Everybody who works with people generates resentments, annoyances and conflicts. I have no doubt that some of my colleagues, students and supervisors have, on occasion, found me to be annoying. I am sure that in many of those cases they were right to get upset or angry with me. Even the most professional and courteous among us have been known to raise our voices or write an angry email. If you have worked in the same place for ten years and have never raised your voice, then you are either dead or completely indifferent towards your job. However, in the same way as petty bickering between spouses does not always end in immediate divorce, small daily conflicts between colleagues don't always lead to people being escorted from their offices by security guards or to senior lecturers being expelled from the workplace in the midst of the semester. 

Dr. Calvo wasn't thrown out of his office in this humiliating manner and threatened with deportation because a few of the people he supervised didn't like him. Rather, these complaints were used against him by the administration that had decided to get rid of him for whatever reason. This can happen to absolutely anybody. The only way we have to defend ourselves from such things happening is by fighting against casualization. Dr. Calvo's story is only exceptional in that he took his life in response to being discarded by his institution.

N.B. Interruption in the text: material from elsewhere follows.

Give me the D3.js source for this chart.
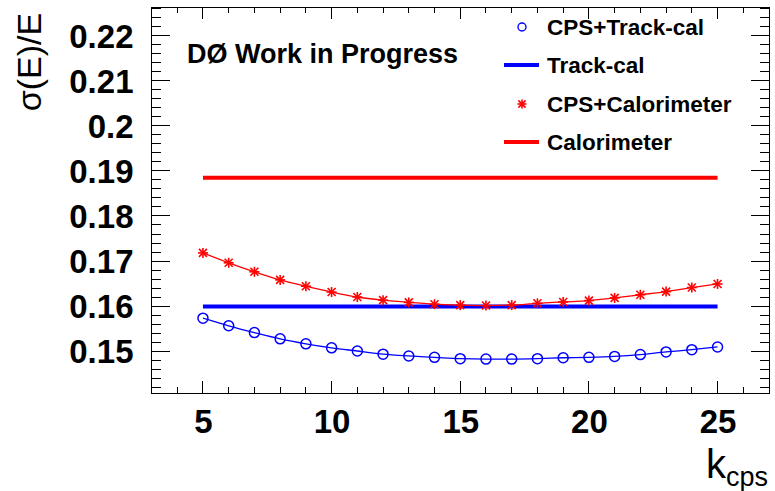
<!DOCTYPE html>
<html>
<head>
<meta charset="utf-8">
<script src="https://cdn.jsdelivr.net/npm/d3@7"></script>
<style>
  html, body { margin: 0; padding: 0; background: #fff; }
  svg { display: block; }
  text { font-family: "Liberation Sans", Arial, Helvetica, sans-serif; }
</style>
</head>
<body>
<svg id="chart" width="775" height="491"></svg>
<script>
// k_cps values scanned
const kValues = [5, 6, 7, 8, 9, 10, 11, 12, 13, 14, 15, 16, 17, 18, 19, 20, 21, 22, 23, 24, 25];
// resolution with CPS + track-based calibration
const cpsTrack = [0.1573, 0.1556, 0.1541, 0.1527, 0.1516, 0.1507, 0.1500, 0.1493, 0.1489, 0.1486, 0.1483,
                  0.1482, 0.1482, 0.1483, 0.1485, 0.1486, 0.1488, 0.1492, 0.1498, 0.1503, 0.1509];
// resolution with CPS + calorimeter
const cpsCalo = [0.1718, 0.1696, 0.1676, 0.1658, 0.1644, 0.1631, 0.1620, 0.1613, 0.1608, 0.1604, 0.1602,
                 0.1601, 0.1602, 0.1606, 0.1609, 0.1612, 0.1618, 0.1625, 0.1632, 0.1641, 0.1649];
// reference resolutions without CPS
const trackCalRef = 0.1599;
const caloRef = 0.1885;

const xTicks = [5, 10, 15, 20, 25];
const yTicks = [0.15, 0.16, 0.17, 0.18, 0.19, 0.2, 0.21, 0.22];
const legendLabels = ["CPS+Track-cal", "Track-cal", "CPS+Calorimeter", "Calorimeter"];

const svg = d3.select("#chart");
const frame = { left: 151.5, right: 769, top: 7, bottom: 393 };

const x = d3.scaleLinear().domain([3, 27]).range([frame.left, frame.right]);
const y = d3.scaleLinear().domain([0.14067, 0.22644]).range([frame.bottom, frame.top]);

const BLUE = "#0000ff", RED = "#ff0000";

// ---- axes (ticks inside on all four sides) ----
const xMinor = d3.range(3, 28, 1);
const yMinor = d3.range(0.142, 0.2265, 0.002);

function tickLines(g, vals, scale, orient, len) {
  g.selectAll(null).data(vals).join("line")
    .attr("stroke", "#000").attr("stroke-width", 1)
    .each(function (d) {
      const s = d3.select(this);
      if (orient === "bottom") s.attr("x1", scale(d)).attr("x2", scale(d)).attr("y1", frame.bottom).attr("y2", frame.bottom - len);
      if (orient === "top") s.attr("x1", scale(d)).attr("x2", scale(d)).attr("y1", frame.top).attr("y2", frame.top + len);
      if (orient === "left") s.attr("y1", scale(d)).attr("y2", scale(d)).attr("x1", frame.left).attr("x2", frame.left + len);
      if (orient === "right") s.attr("y1", scale(d)).attr("y2", scale(d)).attr("x1", frame.right).attr("x2", frame.right - len);
    });
}
const ticksG = svg.append("g").attr("shape-rendering", "crispEdges");
tickLines(ticksG, xMinor, x, "bottom", 6);
tickLines(ticksG, xMinor, x, "top", 6);
tickLines(ticksG, xTicks, x, "bottom", 12);
tickLines(ticksG, xTicks, x, "top", 12);
tickLines(ticksG, yMinor, y, "left", 9);
tickLines(ticksG, yMinor, y, "right", 9);
tickLines(ticksG, yTicks, y, "left", 18);
tickLines(ticksG, yTicks, y, "right", 18);

svg.append("rect")
  .attr("x", frame.left).attr("y", frame.top)
  .attr("width", frame.right - frame.left).attr("height", frame.bottom - frame.top)
  .attr("fill", "none").attr("stroke", "#000").attr("stroke-width", 1)
  .attr("shape-rendering", "crispEdges");

// tick labels via d3 axis generators, then restyled
const xAxis = svg.append("g").attr("transform", `translate(0,${frame.bottom})`)
  .call(d3.axisBottom(x).tickValues(xTicks).tickSize(0).tickPadding(40).tickFormat(d3.format("d")));
xAxis.select(".domain").remove();
xAxis.selectAll("text").attr("font-size", 33).attr("font-weight", "bold").attr("fill", "#000")
  .attr("font-family", "Liberation Sans, Arial, sans-serif").attr("dy", 0);

const yAxis = svg.append("g").attr("transform", `translate(${frame.left},0)`)
  .call(d3.axisLeft(y).tickValues(yTicks).tickSize(0).tickPadding(18).tickFormat(d => d3.format("")(+d.toFixed(2))));
yAxis.select(".domain").remove();
yAxis.selectAll("text").attr("font-size", 33).attr("font-weight", "bold").attr("fill", "#000")
  .attr("font-family", "Liberation Sans, Arial, sans-serif").attr("dy", "0.36em");

// axis titles
svg.append("text")
  .attr("transform", "translate(41,62) rotate(-90)")
  .attr("text-anchor", "middle")
  .attr("font-size", 34).text("σ(E)/E");

const kt = svg.append("text").attr("x", 768).attr("y", 478).attr("text-anchor", "end").attr("font-size", 40);
kt.append("tspan").text("k");
kt.append("tspan").attr("font-size", 27).attr("dy", 8).text("cps");

// ---- reference lines ----
svg.append("line")
  .attr("x1", x(5)).attr("x2", x(25)).attr("y1", y(caloRef)).attr("y2", y(caloRef))
  .attr("stroke", RED).attr("stroke-width", 4);
svg.append("line")
  .attr("x1", x(5)).attr("x2", x(25)).attr("y1", y(trackCalRef)).attr("y2", y(trackCalRef))
  .attr("stroke", BLUE).attr("stroke-width", 4);

// ---- CPS curves with markers ----
const line = d3.line().x(d => x(d[0])).y(d => y(d[1])).curve(d3.curveMonotoneX);
const trackPts = kValues.map((k, i) => [k, cpsTrack[i]]);
const caloPts = kValues.map((k, i) => [k, cpsCalo[i]]);

svg.append("path").datum(caloPts).attr("d", line)
  .attr("fill", "none").attr("stroke", RED).attr("stroke-width", 1.3);
svg.append("path").datum(trackPts).attr("d", line)
  .attr("fill", "none").attr("stroke", BLUE).attr("stroke-width", 1.3);

function star(g, cx, cy, r, color) {
  const s = g.append("g").attr("transform", `translate(${cx},${cy})`)
    .attr("stroke", color).attr("stroke-width", 1.6);
  s.append("line").attr("x1", -r).attr("x2", r).attr("y1", 0).attr("y2", 0);
  s.append("line").attr("x1", 0).attr("x2", 0).attr("y1", -r).attr("y2", r);
  const a = r * 0.8;
  s.append("line").attr("x1", -a).attr("x2", a).attr("y1", -a).attr("y2", a);
  s.append("line").attr("x1", -a).attr("x2", a).attr("y1", a).attr("y2", -a);
}

const starsG = svg.append("g");
caloPts.forEach(p => star(starsG, x(p[0]), y(p[1]), 5, RED));

svg.append("g").selectAll("circle").data(trackPts).join("circle")
  .attr("cx", d => x(d[0])).attr("cy", d => y(d[1])).attr("r", 5)
  .attr("fill", "none").attr("stroke", BLUE).attr("stroke-width", 1.5);

// ---- label ----
svg.append("text").attr("x", 187).attr("y", 63)
  .attr("font-size", 27).attr("font-weight", "bold").text("DØ Work in Progress");

// ---- legend ----
const legY = [27, 65, 104, 142];
const leg = svg.append("g");
leg.append("circle").attr("cx", 522).attr("cy", legY[0]).attr("r", 4)
  .attr("fill", "none").attr("stroke", BLUE).attr("stroke-width", 1.4);
leg.append("line").attr("x1", 504).attr("x2", 539).attr("y1", legY[1]).attr("y2", legY[1])
  .attr("stroke", BLUE).attr("stroke-width", 4);
star(leg, 522, legY[2], 4.5, RED);
leg.append("line").attr("x1", 504).attr("x2", 539).attr("y1", legY[3]).attr("y2", legY[3])
  .attr("stroke", RED).attr("stroke-width", 4);
leg.selectAll("text.lab").data(legendLabels).join("text").attr("class", "lab")
  .attr("x", 547).attr("y", (d, i) => legY[i] + 7.5)
  .attr("font-size", 22.5).attr("font-weight", "bold").text(d => d);
</script>
</body>
</html>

Such dismissals, however, take place all the time. 

What we need to do is to protest as loudly as we can every time our academic institutions cancel tenure-track positions and substitute them with lectureships and instructorships. Casualization is the most dangerous thing happening to academia right now. Let's stop blaming this tragedy on the non-existent PC-police, the grad students and the lecturers, who are as powerless as anybody in academia can be. Let's lay the blame where it belongs. And that, my friends, is the systemic transformation of academia according to the most egregiously inhumane corporate model anybody could imagine.